On the Importance of the Talmud
The record of the genealogy of Jesus the Messiah, the son of David, the son of Abraham: Matthew 1:1 NASB
Record – “It is obvious that the Torah contains much idiomatic usage, and translating it literally (as do most translations) distorts the meaning of the text. To a large degree, the ‘Oral Torah’ consists of a tradition as to how to render the idiomatic language of the Torah . . . To translate it literally would not only go against tradition, but would be incorrect. The Talmud itself warns of this. In one of the most important teachings regarding translation, the Talmud says, ‘One who translates a verse literally is misrepresenting the text. But one who adds anything of his own is a blasphemer.’”[1]
“The narratives of the Torah were meant to read like a story, and this too must be preserved in translation. In telling a story, there is no room for heavy language or complex sentence structure.
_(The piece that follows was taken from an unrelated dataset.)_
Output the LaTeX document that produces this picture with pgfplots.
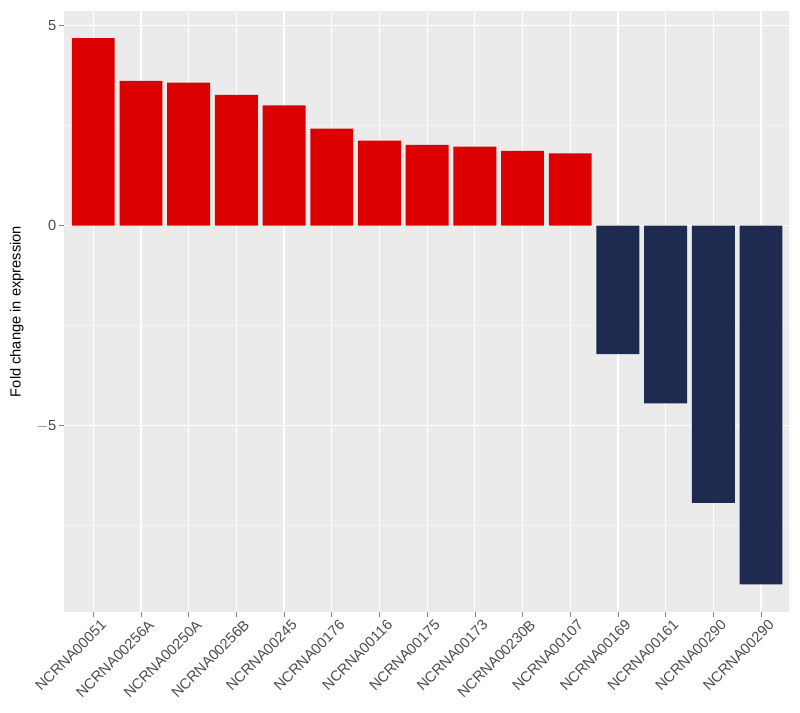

Sometimes one Hebrew sentence will be broken up into a number of sentences in English; at other times, two Hebrew sentences may be joined into one in the translation. The final goal is always clarity and readability.”[2]
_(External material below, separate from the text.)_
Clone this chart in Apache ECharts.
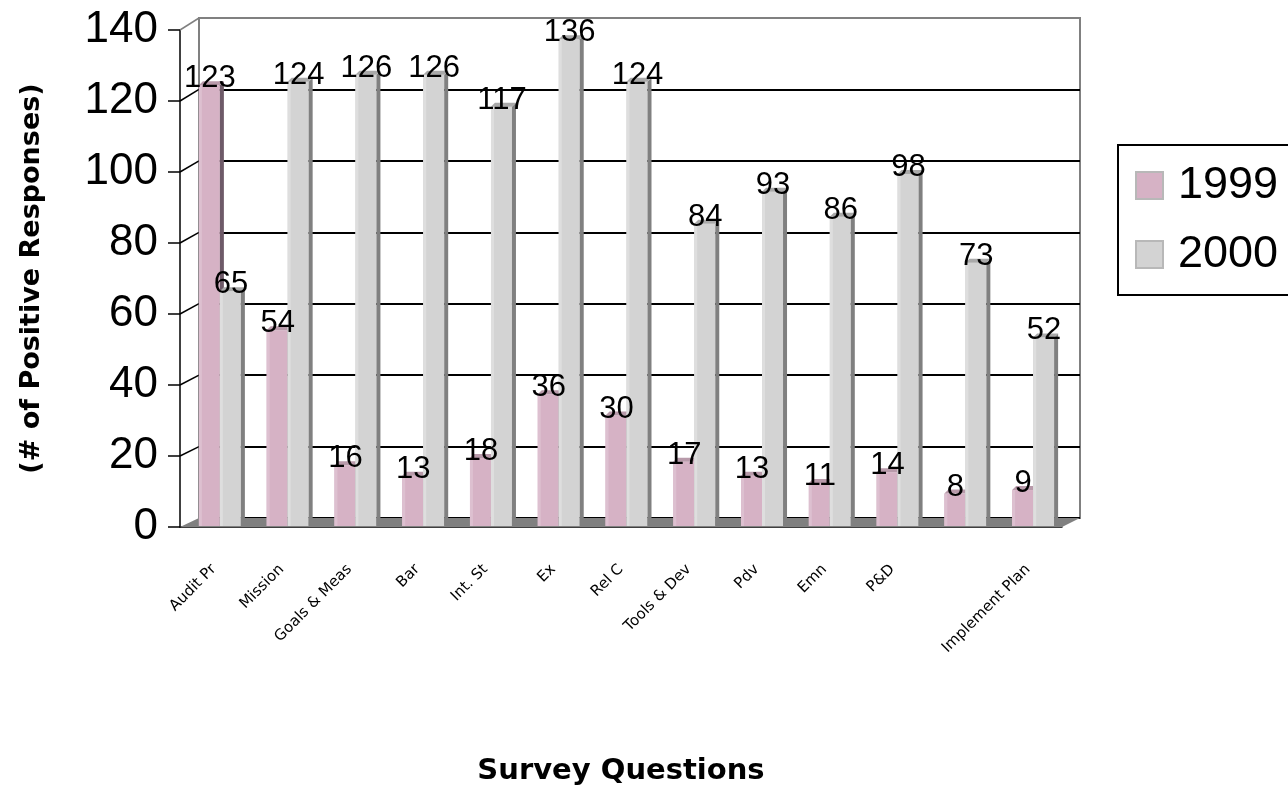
<!DOCTYPE html>
<html>
  <head>
    <title></title>
    <meta charset="UTF-8" />
    <script src="https://cdn.jsdelivr.net/npm/echarts@6/dist/echarts.min.js"></script>
    <style>
      body { margin: 0; background: #fff; }
    </style>
  </head>
  <body>
    <div id="main"></div>
    <script>
      const width = 1288;
      const height = 789;
      const main = document.getElementById('main');
      main.style.width = `${width}px`;
      main.style.height = `${height}px`;

      // data
      const categories = ['Audit Pr', 'Mission', 'Goals & Meas', 'Bar', 'Int. St', 'Ex', 'Rel C', 'Tools & Dev', 'Pdv', 'Emn', 'P&D', '', 'Implement Plan'];
      const values1999 = [123, 54, 16, 13, 18, 36, 30, 17, 13, 11, 14, 8, 9];
      const values2000 = [65, 124, 126, 126, 117, 136, 124, 84, 93, 86, 98, 73, 52];
      const yTicks = [0, 20, 40, 60, 80, 100, 120, 140];

      // front axis box, back wall box, and the plane the bars stand in (fake 3d)
      const front = { left: 180, top: 30, right: 1062, bottom: 527 };
      const back = { left: 199, top: 18, right: 1080, bottom: 518 };
      const mid = { left: 190, top: 25, right: 1071, bottom: 522 };

      const colors = [
        { front: '#d6b2c5', light: '#ddc0d0', side: '#6e5a68', top: '#b89aaa' },
        { front: '#d3d3d3', light: '#dedede', side: '#808080', top: '#a9a9a9' },
      ];

      function bar3d(s) {
        return function (params, api) {
          const i = api.value(0);
          const v = api.value(1);
          const p = api.coord([i, v]);
          const b = api.coord([i, 0]);
          const bw = 21;
          const d = 4;
          const x0 = p[0] - 25 + s * 21;
          const yT = p[1];
          const yB = b[1] + 4;
          const c = colors[s];
          return {
            type: 'group',
            children: [
              { type: 'rect', shape: { x: x0, y: yT, width: bw, height: yB - yT }, style: { fill: c.front } },
              { type: 'rect', shape: { x: x0, y: yT, width: 3, height: yB - yT }, style: { fill: c.light } },
              { type: 'polygon', shape: { points: [[x0 + bw, yT], [x0 + bw + d, yT - d], [x0 + bw + d, yB - d], [x0 + bw, yB]] }, style: { fill: c.side } },
              { type: 'polygon', shape: { points: [[x0, yT], [x0 + d, yT - d], [x0 + bw + d, yT - d], [x0 + bw, yT]] }, style: { fill: c.top } },
            ],
          };
        };
      }

      function label3d(s) {
        return function (params, api) {
          const i = api.value(0);
          const v = api.value(1);
          const p = api.coord([i, v]);
          const x0 = p[0] - 25 + s * 21;
          return {
            type: 'text',
            style: {
              text: String(v),
              x: x0 + 11,
              y: p[1] + 9,
              align: 'center',
              verticalAlign: 'bottom',
              font: '31px "Liberation Sans", Arial',
              fill: '#000',
            },
          };
        };
      }

      const d1999 = values1999.map((v, i) => [i, v]);
      const d2000 = values2000.map((v, i) => [i, v]);

      function box(r) {
        return {
          left: r.left,
          top: r.top,
          width: r.right - r.left,
          height: r.bottom - r.top,
          outerBoundsMode: 'none',
          containLabel: false,
        };
      }

      const myChart = echarts.init(main);
      const option = {
        animation: false,
        textStyle: { fontFamily: '"Liberation Sans", Arial' },
        grid: [
          box(front),
          Object.assign(box(back), { show: true, borderColor: '#808080', borderWidth: 2 }),
          box(mid),
        ],
        legend: {
          data: ['1999', '2000'],
          orient: 'vertical',
          left: 1118,
          top: 145,
          icon: 'rect',
          itemWidth: 27,
          itemHeight: 27,
          itemGap: 24,
          padding: [18, 40, 18, 17],
          borderColor: '#000',
          borderWidth: 2,
          textStyle: { fontSize: 45, color: '#000', padding: [0, 0, 0, 10] },
        },
        xAxis: [
          {
            type: 'category',
            gridIndex: 0,
            data: categories,
            axisLine: { lineStyle: { color: '#000', width: 1.5 } },
            axisTick: { length: 11, lineStyle: { color: '#000', width: 1.5 } },
            axisLabel: { rotate: 45, fontSize: 15, color: '#000', margin: 40, fontFamily: 'DejaVu Sans' },
            name: 'Survey Questions',
            nameLocation: 'middle',
            nameGap: 230,
            nameTextStyle: { fontSize: 29, fontWeight: 'bold', color: '#000', fontFamily: 'DejaVu Sans' },
          },
          { type: 'category', gridIndex: 1, data: categories, show: false },
          { type: 'category', gridIndex: 2, data: categories, show: false },
        ],
        yAxis: [
          {
            type: 'value',
            gridIndex: 0,
            min: 0,
            max: 140,
            interval: 20,
            axisLine: { show: true, lineStyle: { color: '#000', width: 1.5 } },
            axisTick: { show: true, length: 12, lineStyle: { color: '#000', width: 1.5 } },
            axisLabel: { fontSize: 44, color: '#000', margin: 22 },
            splitLine: { show: false },
            name: '(# of Positive Responses)',
            nameLocation: 'middle',
            nameRotate: 90,
            nameGap: 135,
            nameTextStyle: { fontSize: 27, fontWeight: 'bold', color: '#000', fontFamily: 'DejaVu Sans' },
          },
          {
            type: 'value',
            gridIndex: 1,
            min: 0,
            max: 140,
            interval: 20,
            axisLine: { show: false },
            axisTick: { show: false },
            axisLabel: { show: false },
            splitLine: {
              lineStyle: {
                color: yTicks.map((v) => (v === 140 ? '#808080' : '#000')),
                width: 2,
              },
            },
          },
          { type: 'value', gridIndex: 2, min: 0, max: 140, interval: 20, show: false, splitLine: { show: false } },
        ],
        series: [
          { name: '1999', type: 'custom', xAxisIndex: 2, yAxisIndex: 2, z: 3, renderItem: bar3d(0), data: d1999, itemStyle: { color: colors[0].front, borderColor: '#b8b8b8', borderWidth: 2 } },
          { name: '2000', type: 'custom', xAxisIndex: 2, yAxisIndex: 2, z: 4, renderItem: bar3d(1), data: d2000, itemStyle: { color: colors[1].front, borderColor: '#b8b8b8', borderWidth: 2 } },
          { name: 'l1999', type: 'custom', xAxisIndex: 2, yAxisIndex: 2, z: 6, renderItem: label3d(0), data: d1999 },
          { name: 'l2000', type: 'custom', xAxisIndex: 2, yAxisIndex: 2, z: 6, renderItem: label3d(1), data: d2000 },
        ],
      };
      myChart.setOption(option);

      // floor and left wall lines, placed through the axis scales
      const wall = yTicks.slice(1).map((v) => {
        const yf = myChart.convertToPixel({ yAxisIndex: 0 }, v);
        const yb = myChart.convertToPixel({ yAxisIndex: 1 }, v);
        return {
          type: 'line',
          z: 1,
          shape: { x1: front.left, y1: yf, x2: back.left, y2: yb },
          style: { stroke: v === 140 ? '#808080' : '#000', lineWidth: 1.5 },
        };
      });
      myChart.setOption({
        graphic: [
          {
            type: 'polygon',
            z: 1,
            shape: { points: [[front.left, front.bottom], [front.right, front.bottom], [back.right, back.bottom], [back.left, back.bottom]] },
            style: { fill: '#808080' },
          },
        ].concat(wall),
      });
    </script>
  </body>
</html>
Let’s apply these insights to the opening line of Matthew’s gospel. Matthew announces that he is writing a bíblos. Unfortunately, translating this as “record” shifts the meaning toward our modern conception of a genealogical record, that is, a list or chart of family connections. But bíblos is an Egyptian loanword. “As a loanword from the Egyptian, this first denotes the papyrus. Then, as papyrus replaces wooden tablets for writing, it comes to mean the inscribed paper, the scroll, other writing materials, and finally the writing as book, letter, record, or statute.”[3] So, in this context we should read bíblos as story, not record, because Matthew is thinking about the recollection of these events in a way that can easily be communicated to his audience. And that audience was quite familiar with storytelling. This might help us explain why Matthew deliberately distorts the actual genealogical record to fit his storytelling agenda of Gematria. He just moves things around and leaves out what doesn’t fit the story. This was obvious to the original audience but we find it outrageous because we are looking for a factually correct chart. Matthew isn’t. Matthew is providing storytelling justification for his claim that Yeshua is the long-awaited Messiah, and he needs to communicate this in a way that people can remember without copying it all down. Matthew’s culture is still an oral culture, and even though it was a literate one, storytelling was the common memory aid.
Paul wrote letters. Matthew, Mark, Luke, And John wrote stories. We should keep this in mind when we are pushed toward Greco-Roman exegesis of the text. As Kaplan points out, literal translation (the hallmark of Christian fundamentalism) is an aberration of the text. Hebrew is messy, and Hebraic authors utilize this messiness on purpose.
Topical Index: record, bíblos, story, translation, Matthew 1:1
[1] Rabbi Aryeh Kaplan, The Living Torah: The Five Books of Moses and the Haftarot, p. v.
[2] Ibid., p. vi.
[3] Kittel, G., Friedrich, G., & Bromiley, G. W. (1985). Theological Dictionary of the New Testament, Abridged in One Volume (p. 106). Grand Rapids, MI: W.B. Eerdmans.
Thank you, Skip, for distinguishing the distinctive interests and purposes found in “the writings.” And thus, even as the comment of the Talmud above implies, the undertaking of the Word of Scripture is by inspiration of God’s Spirit, by Whom also one finds it to be spiritually profitable… Thanks be to God for his indescribable gift!